[Begin Information provided]

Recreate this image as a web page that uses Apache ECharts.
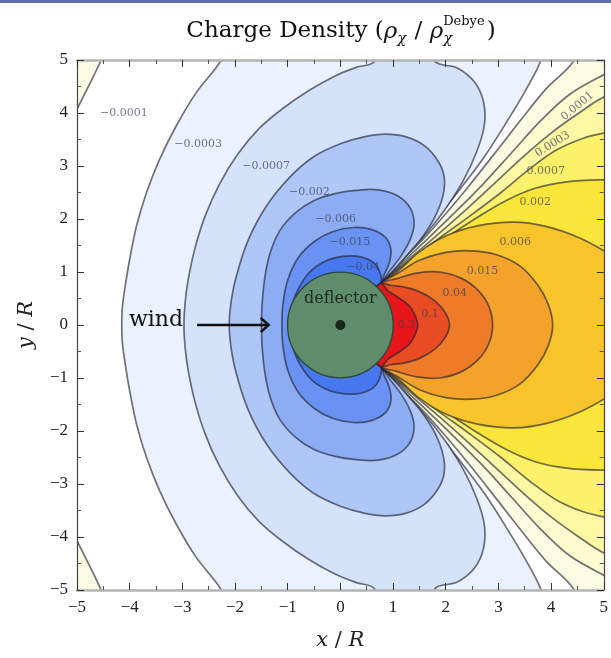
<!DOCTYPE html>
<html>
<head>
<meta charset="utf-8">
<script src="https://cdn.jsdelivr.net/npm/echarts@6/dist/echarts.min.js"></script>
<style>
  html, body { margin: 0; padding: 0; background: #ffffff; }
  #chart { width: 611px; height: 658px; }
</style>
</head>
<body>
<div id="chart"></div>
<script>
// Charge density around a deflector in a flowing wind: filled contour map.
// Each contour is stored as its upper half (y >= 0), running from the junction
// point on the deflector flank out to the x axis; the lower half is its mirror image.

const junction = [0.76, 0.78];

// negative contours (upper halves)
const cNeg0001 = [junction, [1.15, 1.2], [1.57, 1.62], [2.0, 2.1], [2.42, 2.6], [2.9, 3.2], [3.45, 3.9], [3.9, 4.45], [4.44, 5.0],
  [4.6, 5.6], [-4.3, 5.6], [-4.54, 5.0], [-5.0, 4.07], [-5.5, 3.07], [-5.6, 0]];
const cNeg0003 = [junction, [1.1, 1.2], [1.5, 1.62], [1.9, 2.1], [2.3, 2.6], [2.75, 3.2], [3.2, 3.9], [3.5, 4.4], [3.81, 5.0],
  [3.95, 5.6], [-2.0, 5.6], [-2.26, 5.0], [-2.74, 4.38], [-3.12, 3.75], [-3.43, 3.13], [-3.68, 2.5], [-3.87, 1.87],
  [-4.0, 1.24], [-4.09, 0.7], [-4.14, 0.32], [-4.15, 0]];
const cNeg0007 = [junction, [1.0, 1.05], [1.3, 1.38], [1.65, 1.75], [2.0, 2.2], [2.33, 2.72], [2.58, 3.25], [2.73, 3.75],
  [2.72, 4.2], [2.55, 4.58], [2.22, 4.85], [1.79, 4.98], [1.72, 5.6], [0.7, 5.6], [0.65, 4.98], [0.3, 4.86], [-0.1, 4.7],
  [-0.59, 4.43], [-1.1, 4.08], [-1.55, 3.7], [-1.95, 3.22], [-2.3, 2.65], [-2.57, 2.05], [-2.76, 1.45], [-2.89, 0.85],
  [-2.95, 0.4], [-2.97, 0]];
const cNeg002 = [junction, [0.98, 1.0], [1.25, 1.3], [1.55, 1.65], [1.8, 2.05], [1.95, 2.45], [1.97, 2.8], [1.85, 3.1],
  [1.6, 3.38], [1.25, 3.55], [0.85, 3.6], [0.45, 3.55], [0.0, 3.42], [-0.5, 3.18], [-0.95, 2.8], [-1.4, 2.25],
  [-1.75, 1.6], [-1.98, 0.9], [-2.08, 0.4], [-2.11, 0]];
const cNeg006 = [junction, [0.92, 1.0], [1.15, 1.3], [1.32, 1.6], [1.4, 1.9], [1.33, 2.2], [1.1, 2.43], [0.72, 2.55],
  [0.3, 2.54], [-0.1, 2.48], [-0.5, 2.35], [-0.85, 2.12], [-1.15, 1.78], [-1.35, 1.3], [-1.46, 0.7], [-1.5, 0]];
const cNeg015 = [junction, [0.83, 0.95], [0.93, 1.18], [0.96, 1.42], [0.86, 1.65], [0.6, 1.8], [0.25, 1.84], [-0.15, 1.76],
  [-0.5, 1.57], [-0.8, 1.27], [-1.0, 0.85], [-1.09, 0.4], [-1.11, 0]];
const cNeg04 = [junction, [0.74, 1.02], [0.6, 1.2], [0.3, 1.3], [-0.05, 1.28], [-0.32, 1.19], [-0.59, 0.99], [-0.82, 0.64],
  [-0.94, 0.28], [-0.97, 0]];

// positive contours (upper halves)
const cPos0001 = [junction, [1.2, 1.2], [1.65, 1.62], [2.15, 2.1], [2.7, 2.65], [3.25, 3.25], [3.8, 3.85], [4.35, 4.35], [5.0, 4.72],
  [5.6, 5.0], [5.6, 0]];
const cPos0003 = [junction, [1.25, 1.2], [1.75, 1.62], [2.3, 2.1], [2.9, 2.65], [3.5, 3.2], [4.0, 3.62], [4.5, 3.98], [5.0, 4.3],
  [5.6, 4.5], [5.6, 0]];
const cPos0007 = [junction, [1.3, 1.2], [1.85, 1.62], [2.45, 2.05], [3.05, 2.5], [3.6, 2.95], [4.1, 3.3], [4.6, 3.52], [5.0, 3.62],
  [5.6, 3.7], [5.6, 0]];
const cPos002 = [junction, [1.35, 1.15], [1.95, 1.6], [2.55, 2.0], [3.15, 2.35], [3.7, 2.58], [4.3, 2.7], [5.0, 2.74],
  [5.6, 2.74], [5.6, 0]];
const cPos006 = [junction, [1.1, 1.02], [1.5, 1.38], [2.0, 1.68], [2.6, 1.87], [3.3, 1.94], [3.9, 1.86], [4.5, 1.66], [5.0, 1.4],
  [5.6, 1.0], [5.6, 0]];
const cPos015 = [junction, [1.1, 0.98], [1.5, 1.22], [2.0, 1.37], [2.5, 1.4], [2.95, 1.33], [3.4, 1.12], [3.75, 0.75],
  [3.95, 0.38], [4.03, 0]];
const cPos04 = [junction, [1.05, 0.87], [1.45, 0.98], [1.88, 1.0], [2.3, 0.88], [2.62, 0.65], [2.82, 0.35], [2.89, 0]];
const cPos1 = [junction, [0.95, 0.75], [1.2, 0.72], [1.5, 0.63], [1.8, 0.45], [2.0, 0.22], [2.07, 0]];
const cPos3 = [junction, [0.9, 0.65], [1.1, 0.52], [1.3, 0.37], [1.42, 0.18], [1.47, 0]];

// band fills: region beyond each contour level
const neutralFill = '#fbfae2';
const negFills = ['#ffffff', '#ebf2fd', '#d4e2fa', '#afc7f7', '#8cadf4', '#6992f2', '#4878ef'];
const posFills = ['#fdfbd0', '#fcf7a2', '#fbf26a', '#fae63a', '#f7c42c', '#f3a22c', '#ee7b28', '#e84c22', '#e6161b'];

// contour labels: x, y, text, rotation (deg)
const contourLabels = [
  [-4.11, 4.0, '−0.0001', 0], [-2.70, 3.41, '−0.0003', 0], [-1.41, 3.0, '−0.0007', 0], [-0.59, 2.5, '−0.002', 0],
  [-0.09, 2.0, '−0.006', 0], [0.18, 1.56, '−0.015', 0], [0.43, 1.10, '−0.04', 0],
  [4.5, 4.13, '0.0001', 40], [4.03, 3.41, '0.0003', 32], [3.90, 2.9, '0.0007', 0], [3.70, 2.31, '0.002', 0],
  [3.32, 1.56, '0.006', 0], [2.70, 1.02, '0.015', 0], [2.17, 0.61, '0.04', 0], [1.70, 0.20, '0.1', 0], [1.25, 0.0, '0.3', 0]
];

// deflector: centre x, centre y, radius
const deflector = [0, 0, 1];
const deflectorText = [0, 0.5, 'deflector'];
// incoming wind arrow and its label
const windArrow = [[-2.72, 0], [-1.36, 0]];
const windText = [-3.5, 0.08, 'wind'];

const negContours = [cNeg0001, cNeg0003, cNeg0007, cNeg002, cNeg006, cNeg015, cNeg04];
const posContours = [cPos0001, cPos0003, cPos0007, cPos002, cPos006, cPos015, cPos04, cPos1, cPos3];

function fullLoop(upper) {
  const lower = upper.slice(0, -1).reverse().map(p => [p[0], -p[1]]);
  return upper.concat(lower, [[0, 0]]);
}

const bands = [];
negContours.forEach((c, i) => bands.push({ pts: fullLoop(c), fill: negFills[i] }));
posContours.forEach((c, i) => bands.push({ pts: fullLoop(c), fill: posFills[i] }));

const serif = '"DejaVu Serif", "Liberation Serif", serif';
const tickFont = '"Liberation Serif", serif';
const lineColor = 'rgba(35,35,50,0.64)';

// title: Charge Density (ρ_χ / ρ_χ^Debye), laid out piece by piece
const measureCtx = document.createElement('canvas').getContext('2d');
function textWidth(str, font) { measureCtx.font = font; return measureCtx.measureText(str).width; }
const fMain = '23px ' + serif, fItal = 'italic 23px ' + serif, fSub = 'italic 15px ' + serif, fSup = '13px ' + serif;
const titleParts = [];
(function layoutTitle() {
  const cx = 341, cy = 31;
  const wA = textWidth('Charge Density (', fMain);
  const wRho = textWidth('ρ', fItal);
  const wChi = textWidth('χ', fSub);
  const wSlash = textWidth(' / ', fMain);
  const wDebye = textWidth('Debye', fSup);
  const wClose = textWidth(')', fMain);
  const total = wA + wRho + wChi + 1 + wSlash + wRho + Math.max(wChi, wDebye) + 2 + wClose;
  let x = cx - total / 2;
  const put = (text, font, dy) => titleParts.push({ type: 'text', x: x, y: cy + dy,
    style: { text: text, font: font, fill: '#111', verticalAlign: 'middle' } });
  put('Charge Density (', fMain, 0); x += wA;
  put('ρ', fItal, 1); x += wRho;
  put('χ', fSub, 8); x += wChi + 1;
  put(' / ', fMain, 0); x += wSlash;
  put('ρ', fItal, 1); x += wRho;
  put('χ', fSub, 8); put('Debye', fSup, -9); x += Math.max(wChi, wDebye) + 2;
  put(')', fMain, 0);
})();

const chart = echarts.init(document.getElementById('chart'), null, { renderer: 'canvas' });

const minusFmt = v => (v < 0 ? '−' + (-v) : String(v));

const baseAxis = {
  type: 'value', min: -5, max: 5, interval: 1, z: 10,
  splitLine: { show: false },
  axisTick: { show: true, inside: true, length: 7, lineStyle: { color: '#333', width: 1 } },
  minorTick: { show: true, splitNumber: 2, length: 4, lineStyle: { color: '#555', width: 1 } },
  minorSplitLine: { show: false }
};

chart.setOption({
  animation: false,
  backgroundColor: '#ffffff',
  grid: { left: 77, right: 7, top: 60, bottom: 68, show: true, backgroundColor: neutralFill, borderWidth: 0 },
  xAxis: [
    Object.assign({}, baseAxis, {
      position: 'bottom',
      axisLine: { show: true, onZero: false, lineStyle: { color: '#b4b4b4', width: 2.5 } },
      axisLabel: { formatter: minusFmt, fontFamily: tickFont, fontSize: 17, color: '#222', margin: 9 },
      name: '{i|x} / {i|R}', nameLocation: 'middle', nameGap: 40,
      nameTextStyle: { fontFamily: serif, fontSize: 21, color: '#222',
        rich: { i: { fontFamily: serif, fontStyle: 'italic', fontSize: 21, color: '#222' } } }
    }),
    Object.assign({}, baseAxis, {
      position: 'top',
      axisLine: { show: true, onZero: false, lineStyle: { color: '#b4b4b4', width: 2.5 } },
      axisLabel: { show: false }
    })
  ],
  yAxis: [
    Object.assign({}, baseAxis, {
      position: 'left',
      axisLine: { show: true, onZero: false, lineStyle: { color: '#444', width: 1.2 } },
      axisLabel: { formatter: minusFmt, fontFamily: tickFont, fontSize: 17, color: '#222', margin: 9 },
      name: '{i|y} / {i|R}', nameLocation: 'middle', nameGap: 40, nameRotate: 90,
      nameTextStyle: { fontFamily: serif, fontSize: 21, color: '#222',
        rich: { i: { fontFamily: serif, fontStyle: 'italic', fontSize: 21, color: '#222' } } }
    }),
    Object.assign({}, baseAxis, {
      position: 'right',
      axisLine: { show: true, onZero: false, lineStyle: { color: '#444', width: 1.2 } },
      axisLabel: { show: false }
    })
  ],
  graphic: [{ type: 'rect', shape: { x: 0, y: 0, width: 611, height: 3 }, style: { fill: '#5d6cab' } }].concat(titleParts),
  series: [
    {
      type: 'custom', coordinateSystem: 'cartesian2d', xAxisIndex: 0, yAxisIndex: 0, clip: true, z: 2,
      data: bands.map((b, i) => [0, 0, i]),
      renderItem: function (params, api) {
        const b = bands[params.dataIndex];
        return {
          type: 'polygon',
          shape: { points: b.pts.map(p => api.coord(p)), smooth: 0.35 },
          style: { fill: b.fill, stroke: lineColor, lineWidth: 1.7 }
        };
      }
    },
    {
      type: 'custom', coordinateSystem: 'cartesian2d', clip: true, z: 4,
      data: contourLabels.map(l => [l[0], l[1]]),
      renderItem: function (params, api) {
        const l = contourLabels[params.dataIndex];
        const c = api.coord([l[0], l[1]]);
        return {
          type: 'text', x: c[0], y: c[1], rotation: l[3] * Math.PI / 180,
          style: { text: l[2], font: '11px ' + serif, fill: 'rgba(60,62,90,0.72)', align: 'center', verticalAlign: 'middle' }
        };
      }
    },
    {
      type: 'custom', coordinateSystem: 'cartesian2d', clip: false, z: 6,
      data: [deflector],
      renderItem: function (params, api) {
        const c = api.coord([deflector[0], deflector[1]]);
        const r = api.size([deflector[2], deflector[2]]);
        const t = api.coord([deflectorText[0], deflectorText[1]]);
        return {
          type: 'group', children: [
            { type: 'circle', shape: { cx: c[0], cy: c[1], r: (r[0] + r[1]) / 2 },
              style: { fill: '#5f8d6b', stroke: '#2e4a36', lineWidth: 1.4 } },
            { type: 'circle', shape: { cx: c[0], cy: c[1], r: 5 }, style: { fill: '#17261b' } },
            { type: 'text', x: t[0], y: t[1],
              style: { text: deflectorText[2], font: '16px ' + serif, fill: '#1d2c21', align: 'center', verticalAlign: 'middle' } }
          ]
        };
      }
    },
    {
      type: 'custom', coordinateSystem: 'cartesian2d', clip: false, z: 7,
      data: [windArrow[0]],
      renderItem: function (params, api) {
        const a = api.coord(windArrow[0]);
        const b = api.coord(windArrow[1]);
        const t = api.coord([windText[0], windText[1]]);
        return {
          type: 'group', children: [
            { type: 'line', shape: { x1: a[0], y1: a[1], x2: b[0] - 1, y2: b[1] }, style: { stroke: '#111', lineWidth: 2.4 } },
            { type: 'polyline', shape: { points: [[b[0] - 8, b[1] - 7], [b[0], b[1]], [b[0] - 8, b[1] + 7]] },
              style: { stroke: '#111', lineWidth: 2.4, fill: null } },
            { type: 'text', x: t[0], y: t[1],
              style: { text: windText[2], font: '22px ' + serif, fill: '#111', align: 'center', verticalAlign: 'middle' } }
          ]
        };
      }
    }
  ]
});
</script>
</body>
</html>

[End Information provided]

What is required: Write out exactly the lines between the start of the data and the line with "const junction = [0.76, 0.78];", including both, but none of the pictures.

The output:
Recreate this image as a web page that uses Apache ECharts.
<!DOCTYPE html>
<html>
<head>
<meta charset="utf-8">
<script src="https://cdn.jsdelivr.net/npm/echarts@6/dist/echarts.min.js"></script>
<style>
  html, body { margin: 0; padding: 0; background: #ffffff; }
  #chart { width: 611px; height: 658px; }
</style>
</head>
<body>
<div id="chart"></div>
<script>
// Charge density around a deflector in a flowing wind: filled contour map.
// Each contour is stored as its upper half (y >= 0), running from the junction
// point on the deflector flank out to the x axis; the lower half is its mirror image.

const junction = [0.76, 0.78];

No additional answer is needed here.